The bond market is signalling that future monetary policy will need to be easier than currently priced. Note Kevin Warsh threatens to raise the policy rate to curb inflation.
Yield curve – the line plotting government bond yields across different maturities (e.g. 2-year vs 10-year).
Flattening – a reduction in the spread between short and long-term yields.
Bearish – expectations of economic slowdown, tightening conditions, or risk asset weakness.
This needs a bit more explanation, which is offered at the end of this piece...
1. THE LIQUIDITY TIDE IS SLOWING
There is a distinction that many investors miss, and missing it can be costly.
Global liquidity continues to rise in absolute terms. Recent estimates place it at around US$193 trillion. However, markets do not primarily react to the level of liquidity. They react to the rate of change.
That rate of change is now slowing.
The implication is significant.
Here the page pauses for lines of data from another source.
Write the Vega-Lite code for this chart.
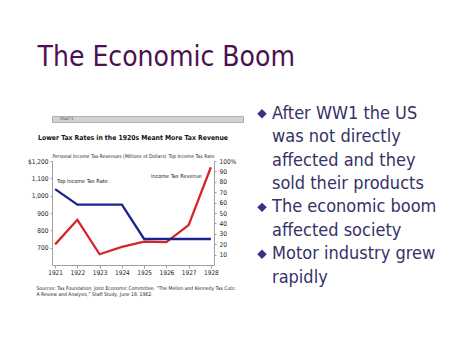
{
  "$schema": "https://vega.github.io/schema/vega-lite/v6.json",
  "background": "white",
  "padding": {"left": 27, "top": 43, "right": 0, "bottom": 0},
  "title": {"text": "The Economic Boom", "anchor": "start", "frame": "bounds", "font": "DejaVu Sans Condensed", "fontSize": 28, "fontWeight": "normal", "color": "#4d1052", "offset": 33, "dx": 10},
  "config": {
    "view": {"stroke": null},
    "axis": {"labelFont": "DejaVu Sans Condensed", "titleFont": "DejaVu Sans Condensed", "labelColor": "#222", "titleColor": "#222", "domainColor": "#a0a0a0", "tickColor": "#a0a0a0", "grid": false, "labelOverlap": false}
  },
  "datasets": {
    "tax": [
      {"year": "1921", "revenue": 719, "rate": 73},
      {"year": "1922", "revenue": 861, "rate": 58},
      {"year": "1923", "revenue": 662, "rate": 58},
      {"year": "1924", "revenue": 704, "rate": 58},
      {"year": "1925", "revenue": 735, "rate": 25},
      {"year": "1926", "revenue": 732, "rate": 25},
      {"year": "1927", "revenue": 830, "rate": 25},
      {"year": "1928", "revenue": 1164, "rate": 25}
    ],
    "bullets": [
      {"line": 1, "text": "After WW1 the US", "first": true},
      {"line": 2, "text": "was not directly", "first": false},
      {"line": 3, "text": "affected and they", "first": false},
      {"line": 4, "text": "sold their products", "first": false},
      {"line": 5, "text": "The economic boom", "first": true},
      {"line": 6, "text": "affected society", "first": false},
      {"line": 7, "text": "Motor industry grew", "first": true},
      {"line": 8, "text": "rapidly", "first": false}
    ]
  },
  "spacing": 13,
  "hconcat": [
    {
      "concat": [
        {
          "width": 191,
          "height": 6,
          "view": {"fill": "#d2d2d2", "stroke": "#b0b0b0"},
          "data": {"values": [{"label": "Chart 1"}]},
          "mark": {"type": "text", "fontSize": 4, "align": "left", "dx": 8, "color": "#333", "font": "DejaVu Sans Condensed"},
          "encoding": {
            "x": {"field": "label", "type": "nominal", "scale": {"type": "point", "padding": 0, "align": 0}, "axis": null},
            "text": {"field": "label"}
          }
        },
        {
          "width": 162,
          "height": 104,
          "title": {"text": "Lower Tax Rates in the 1920s Meant More Tax Revenue", "fontSize": 6.8, "font": "DejaVu Sans Condensed", "fontWeight": "bold", "color": "#111", "offset": 11},
          "data": {"name": "tax"},
          "encoding": {
            "x": {
              "field": "year", "type": "ordinal",
              "scale": {"type": "point", "padding": 0.14},
              "axis": {
                "labelAngle": 0, "labelFontSize": 6.5, "tickSize": 3, "labelPadding": 1, "labelOverlap": false,
                "title": ["Sources:  Tax Foundation; Joint Economic Committee, \u201cThe Mellon and Kennedy Tax Cuts:", "\u00a0\u00a0A Review and Analysis,\u201d Staff Study,  June 18, 1982."],
                "titleFontSize": 5, "titleFontWeight": "normal", "titleAnchor": "start", "titleAlign": "left", "titleX": -16, "titlePadding": 10, "titleLineHeight": 6
              }
            }
          },
          "layer": [
            {
              "encoding": {
                "y": {
                  "field": "revenue", "type": "quantitative",
                  "scale": {"domain": [600, 1200], "nice": false, "zero": false},
                  "axis": {
                    "orient": "left", "values": [700, 800, 900, 1000, 1100, 1200],
                    "labelExpr": "datum.value == 1200 ? '$1,200' : format(datum.value, ',')",
                    "labelOverlap": false, "labelFontSize": 6.5, "tickSize": 2, "labelPadding": 2,
                    "title": "Personal Income Tax Revenues (Millions of Dollars)",
                    "titleAngle": 0, "titleAlign": "left", "titleBaseline": "bottom", "titleX": 0, "titleY": -3,
                    "titleFontSize": 5, "titleFontWeight": "normal"
                  }
                }
              },
              "layer": [
                {
                  "mark": {"type": "line", "color": "#d8232a", "strokeWidth": 2.3}
                },
                {
                  "data": {"values": [{"year": "1928", "revenue": 1113, "label": "Income Tax Revenue"}]},
                  "mark": {"type": "text", "align": "right", "baseline": "middle", "dx": -9, "fontSize": 5.5, "font": "DejaVu Sans Condensed", "color": "#222"},
                  "encoding": {"text": {"field": "label"}}
                }
              ]
            },
            {
              "encoding": {
                "y": {
                  "field": "rate", "type": "quantitative",
                  "scale": {"domain": [0, 100], "nice": false},
                  "axis": {
                    "orient": "right", "values": [10, 20, 30, 40, 50, 60, 70, 80, 90, 100],
                    "labelExpr": "datum.value == 100 ? '100%' : datum.label",
                    "labelOverlap": false, "labelFontSize": 6.5, "tickSize": 2, "labelPadding": 3,
                    "title": "Top Income Tax Rate",
                    "titleAngle": 0, "titleAlign": "right", "titleBaseline": "bottom", "titleX": 0, "titleY": -3,
                    "titleFontSize": 5, "titleFontWeight": "normal"
                  }
                }
              },
              "layer": [
                {
                  "mark": {"type": "line", "color": "#1c2490", "strokeWidth": 2.3}
                },
                {
                  "data": {"values": [{"year": "1921", "rate": 81, "label": "Top Income Tax Rate"}]},
                  "mark": {"type": "text", "align": "left", "baseline": "middle", "dx": 2, "fontSize": 5.5, "font": "DejaVu Sans Condensed", "color": "#222"},
                  "encoding": {"text": {"field": "label"}}
                }
              ]
            }
          ],
          "resolve": {"scale": {"y": "independent"}}
        }
      ],
      "columns": 1,
      "spacing": 12
    },
    {
      "width": 10,
      "height": 164,
      "data": {"name": "bullets"},
      "encoding": {
        "y": {"field": "line", "type": "quantitative", "scale": {"domain": [1.1, 8.1], "reverse": true, "nice": false, "zero": false}, "axis": null}
      },
      "layer": [
        {
          "transform": [{"filter": "datum.first"}],
          "mark": {"type": "point", "shape": "diamond", "filled": true, "size": 90, "color": "#3b2f8c", "opacity": 1},
          "encoding": {
            "x": {"datum": "bullet", "type": "ordinal", "scale": {"type": "point", "domain": ["bullet", "text"], "padding": 0}, "axis": null}
          }
        },
        {
          "mark": {"type": "text", "align": "left", "baseline": "middle", "fontSize": 18, "font": "DejaVu Sans Condensed", "color": "#333366"},
          "encoding": {
            "x": {"datum": "text", "type": "ordinal"},
            "text": {"field": "text"}
          }
        }
      ]
    }
  ]
}
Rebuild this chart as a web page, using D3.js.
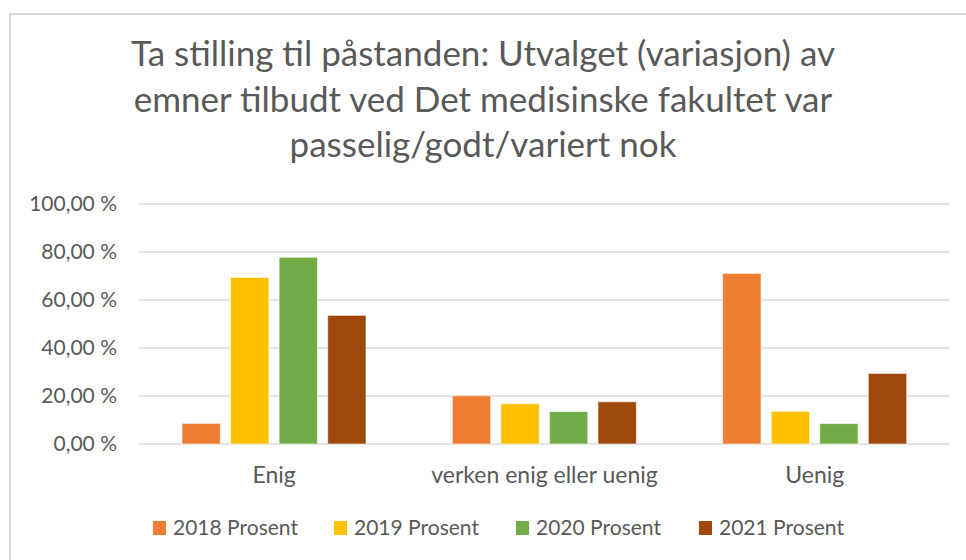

A liquidity environment that is still expanding, but expanding more slowly, tends to favour a rotation away from financial assets and towards real assets. Within the real asset universe, the greatest beneficiaries are often those most sensitive to monetary inflation.
The direction of the tide matters more than the height of the water.
Glossary
Liquidity - The availability of money and credit within the financial system.
Rate of Change - The speed at which a variable is increasing or decreasing.
Real Assets - Physical or tangible assets such as commodities, property and natural resources.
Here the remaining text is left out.